Multiple Testing Correction

When testing hundreds of features simultaneously, the probability of obtaining false positives (Type I errors) increases. conf_int() supports multiple testing corrections using the statsmodels library.

By setting multitest_method, you can choose from various correction methods:

FWER Control: 'bonferroni', 'holm', 'sidak', etc.
FDR Control: 'fdr_bh' (Benjamini-Hochberg), 'fdr_by' (Benjamini-Yekutieli).

When a correction is applied, conf_int() returns adjusted p-values as pvalue_adj, and the reject_null decision is updated to reflect the specified alpha (e.g., FDR < 0.05).

Group-Level Importance

In many applications features naturally belong to groups (e.g., genomic regions, sensor categories, feature families).
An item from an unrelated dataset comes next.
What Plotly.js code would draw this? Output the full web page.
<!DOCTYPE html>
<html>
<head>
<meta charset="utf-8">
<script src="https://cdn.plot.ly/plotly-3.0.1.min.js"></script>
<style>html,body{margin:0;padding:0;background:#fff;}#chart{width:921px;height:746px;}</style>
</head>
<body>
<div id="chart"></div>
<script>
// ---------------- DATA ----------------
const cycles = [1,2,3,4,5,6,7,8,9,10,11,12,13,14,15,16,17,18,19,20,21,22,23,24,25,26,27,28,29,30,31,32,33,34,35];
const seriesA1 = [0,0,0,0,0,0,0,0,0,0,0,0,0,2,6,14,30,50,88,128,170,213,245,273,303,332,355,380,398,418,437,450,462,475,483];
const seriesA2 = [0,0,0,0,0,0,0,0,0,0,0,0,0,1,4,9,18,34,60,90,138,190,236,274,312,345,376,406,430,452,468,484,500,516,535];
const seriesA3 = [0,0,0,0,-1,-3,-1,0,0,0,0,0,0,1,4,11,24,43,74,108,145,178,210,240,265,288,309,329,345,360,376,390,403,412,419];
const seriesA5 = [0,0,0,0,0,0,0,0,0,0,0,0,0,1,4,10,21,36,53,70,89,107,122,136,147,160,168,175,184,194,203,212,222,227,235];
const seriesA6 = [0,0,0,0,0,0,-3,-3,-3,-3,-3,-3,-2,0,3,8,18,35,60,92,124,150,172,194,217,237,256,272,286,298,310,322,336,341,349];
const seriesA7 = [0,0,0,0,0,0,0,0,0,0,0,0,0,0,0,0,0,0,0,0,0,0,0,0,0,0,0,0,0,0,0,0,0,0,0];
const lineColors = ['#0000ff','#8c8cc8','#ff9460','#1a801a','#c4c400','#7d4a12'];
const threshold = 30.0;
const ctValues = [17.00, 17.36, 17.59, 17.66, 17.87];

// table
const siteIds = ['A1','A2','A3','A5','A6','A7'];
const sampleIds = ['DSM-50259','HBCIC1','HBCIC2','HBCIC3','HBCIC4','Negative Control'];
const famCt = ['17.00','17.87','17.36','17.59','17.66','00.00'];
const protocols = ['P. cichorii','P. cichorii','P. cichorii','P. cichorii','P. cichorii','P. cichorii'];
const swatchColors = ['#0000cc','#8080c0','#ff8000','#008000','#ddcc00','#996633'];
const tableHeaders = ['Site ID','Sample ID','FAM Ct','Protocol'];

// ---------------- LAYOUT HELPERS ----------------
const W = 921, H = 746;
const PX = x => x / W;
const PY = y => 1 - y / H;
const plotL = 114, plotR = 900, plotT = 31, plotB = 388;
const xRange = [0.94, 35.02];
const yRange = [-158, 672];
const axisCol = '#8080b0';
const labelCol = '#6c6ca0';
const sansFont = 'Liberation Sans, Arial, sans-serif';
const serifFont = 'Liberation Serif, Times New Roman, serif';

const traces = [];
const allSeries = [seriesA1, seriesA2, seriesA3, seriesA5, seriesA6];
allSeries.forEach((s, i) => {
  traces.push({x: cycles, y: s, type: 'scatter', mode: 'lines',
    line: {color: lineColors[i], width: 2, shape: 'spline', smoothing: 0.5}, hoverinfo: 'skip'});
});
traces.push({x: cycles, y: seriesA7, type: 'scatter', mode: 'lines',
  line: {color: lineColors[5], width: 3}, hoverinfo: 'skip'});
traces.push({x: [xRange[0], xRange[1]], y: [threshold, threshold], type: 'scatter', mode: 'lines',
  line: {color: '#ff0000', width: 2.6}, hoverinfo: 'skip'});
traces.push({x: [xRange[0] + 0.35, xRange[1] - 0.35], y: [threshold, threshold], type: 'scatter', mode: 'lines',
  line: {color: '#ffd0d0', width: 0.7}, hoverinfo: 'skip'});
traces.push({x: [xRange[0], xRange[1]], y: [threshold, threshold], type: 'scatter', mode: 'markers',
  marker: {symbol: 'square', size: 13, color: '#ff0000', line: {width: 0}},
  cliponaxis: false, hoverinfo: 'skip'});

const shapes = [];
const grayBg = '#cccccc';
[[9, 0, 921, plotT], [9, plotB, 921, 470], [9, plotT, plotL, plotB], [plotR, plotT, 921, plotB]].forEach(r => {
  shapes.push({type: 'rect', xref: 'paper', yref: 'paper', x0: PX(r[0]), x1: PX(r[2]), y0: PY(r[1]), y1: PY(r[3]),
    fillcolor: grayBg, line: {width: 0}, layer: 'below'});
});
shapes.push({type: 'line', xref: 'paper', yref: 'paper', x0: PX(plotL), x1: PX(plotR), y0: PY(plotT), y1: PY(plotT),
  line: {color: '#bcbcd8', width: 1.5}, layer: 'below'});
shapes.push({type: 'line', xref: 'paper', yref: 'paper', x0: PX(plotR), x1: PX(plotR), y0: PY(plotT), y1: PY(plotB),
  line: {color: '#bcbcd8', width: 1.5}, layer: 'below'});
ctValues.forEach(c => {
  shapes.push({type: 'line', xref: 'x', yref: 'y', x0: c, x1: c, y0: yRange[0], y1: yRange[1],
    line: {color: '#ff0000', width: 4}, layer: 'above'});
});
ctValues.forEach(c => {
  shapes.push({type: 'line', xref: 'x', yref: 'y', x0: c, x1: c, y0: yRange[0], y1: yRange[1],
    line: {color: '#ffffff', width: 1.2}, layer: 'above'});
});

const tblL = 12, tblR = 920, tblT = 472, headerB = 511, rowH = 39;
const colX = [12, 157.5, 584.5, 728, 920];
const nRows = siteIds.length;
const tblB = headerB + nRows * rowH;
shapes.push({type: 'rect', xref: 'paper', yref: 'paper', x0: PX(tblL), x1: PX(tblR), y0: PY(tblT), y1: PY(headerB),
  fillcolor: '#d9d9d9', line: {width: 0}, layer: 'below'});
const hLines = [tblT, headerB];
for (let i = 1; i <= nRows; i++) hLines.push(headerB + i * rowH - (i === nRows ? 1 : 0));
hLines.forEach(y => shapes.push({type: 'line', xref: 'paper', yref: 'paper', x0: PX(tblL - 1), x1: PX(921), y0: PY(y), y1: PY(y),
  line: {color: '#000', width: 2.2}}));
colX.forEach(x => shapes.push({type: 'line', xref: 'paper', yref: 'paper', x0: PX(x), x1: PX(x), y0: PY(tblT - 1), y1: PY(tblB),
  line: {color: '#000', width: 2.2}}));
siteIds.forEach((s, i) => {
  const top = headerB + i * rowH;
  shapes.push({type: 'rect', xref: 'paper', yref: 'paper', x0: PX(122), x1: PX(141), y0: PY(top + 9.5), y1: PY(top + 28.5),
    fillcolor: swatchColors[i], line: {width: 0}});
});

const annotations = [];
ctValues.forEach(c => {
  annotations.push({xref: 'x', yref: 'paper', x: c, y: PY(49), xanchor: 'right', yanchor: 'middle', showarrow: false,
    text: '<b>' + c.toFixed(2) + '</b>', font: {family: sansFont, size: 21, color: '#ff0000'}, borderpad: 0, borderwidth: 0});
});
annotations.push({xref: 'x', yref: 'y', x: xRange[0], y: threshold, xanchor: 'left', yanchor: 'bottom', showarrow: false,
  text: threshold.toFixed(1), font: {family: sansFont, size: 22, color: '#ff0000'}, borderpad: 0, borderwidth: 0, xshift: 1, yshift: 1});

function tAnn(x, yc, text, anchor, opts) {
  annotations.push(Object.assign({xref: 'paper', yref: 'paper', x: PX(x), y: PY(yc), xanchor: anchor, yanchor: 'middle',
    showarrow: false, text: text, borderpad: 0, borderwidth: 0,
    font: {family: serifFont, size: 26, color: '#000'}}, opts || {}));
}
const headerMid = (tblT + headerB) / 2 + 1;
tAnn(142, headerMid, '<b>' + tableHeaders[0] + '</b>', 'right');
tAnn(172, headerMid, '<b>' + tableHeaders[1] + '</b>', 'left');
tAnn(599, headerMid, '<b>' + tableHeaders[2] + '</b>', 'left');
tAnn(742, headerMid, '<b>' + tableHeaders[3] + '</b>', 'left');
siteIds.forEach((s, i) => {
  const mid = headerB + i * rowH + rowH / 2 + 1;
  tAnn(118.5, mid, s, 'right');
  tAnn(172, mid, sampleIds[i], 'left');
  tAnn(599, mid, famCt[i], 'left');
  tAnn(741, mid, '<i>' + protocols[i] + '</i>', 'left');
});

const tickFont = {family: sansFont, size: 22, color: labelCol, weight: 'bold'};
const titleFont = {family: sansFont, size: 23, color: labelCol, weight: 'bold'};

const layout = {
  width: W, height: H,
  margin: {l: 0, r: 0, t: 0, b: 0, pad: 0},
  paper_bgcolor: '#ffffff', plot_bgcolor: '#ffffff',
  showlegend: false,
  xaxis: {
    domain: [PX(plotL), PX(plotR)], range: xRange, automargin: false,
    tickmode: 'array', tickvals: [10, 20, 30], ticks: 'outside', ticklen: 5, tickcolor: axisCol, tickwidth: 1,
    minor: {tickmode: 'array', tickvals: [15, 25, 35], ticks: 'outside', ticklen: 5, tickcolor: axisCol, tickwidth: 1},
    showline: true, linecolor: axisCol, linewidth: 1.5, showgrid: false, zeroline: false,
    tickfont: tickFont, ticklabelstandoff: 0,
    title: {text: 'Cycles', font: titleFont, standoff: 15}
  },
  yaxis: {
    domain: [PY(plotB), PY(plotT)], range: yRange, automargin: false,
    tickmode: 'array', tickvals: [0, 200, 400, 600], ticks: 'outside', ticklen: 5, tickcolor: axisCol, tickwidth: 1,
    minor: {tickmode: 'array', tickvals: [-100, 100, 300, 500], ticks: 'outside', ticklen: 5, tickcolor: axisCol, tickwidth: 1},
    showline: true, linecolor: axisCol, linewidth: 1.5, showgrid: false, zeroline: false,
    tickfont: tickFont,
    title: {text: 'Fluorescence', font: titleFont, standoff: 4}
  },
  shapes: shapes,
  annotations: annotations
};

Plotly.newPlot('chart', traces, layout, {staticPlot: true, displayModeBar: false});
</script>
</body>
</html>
The conf_int() method supports a groups argument that aggregates per-sample UEIFs across features within each group and reports group-level importance with proper uncertainty.

Given a group \(S_g \subseteq \{1, \ldots, d\}\), the group importance is:

\[\phi_g = \frac{1}{n} \sum_{i=1}^{n} \sum_{j \in S_g} \text{UEIF}_{ij}\]

The standard error is computed from the per-sample grouped UEIFs \(u_i = \sum_{j \in S_g} \text{UEIF}_{ij}\):

\[\text{SE}_g = \frac{\sigma(u)}{\sqrt{n}} + \frac{c}{\sqrt{n}\; z_{1-\alpha/2}}\]

where \(c\) is a small finite-sample correction constant (default 0.1) that prevents anti-conservative z-scores when the raw SE is very small.

An optional null-thresholding step (threshold_null=True) zeros out per-feature UEIFs with negative mean before aggregation, preventing estimation noise from artificially deflating group importance.

Previously, this was handled by a separate group_importance() method, which is now deprecated in favor of the more flexible conf_int(groups=...) API.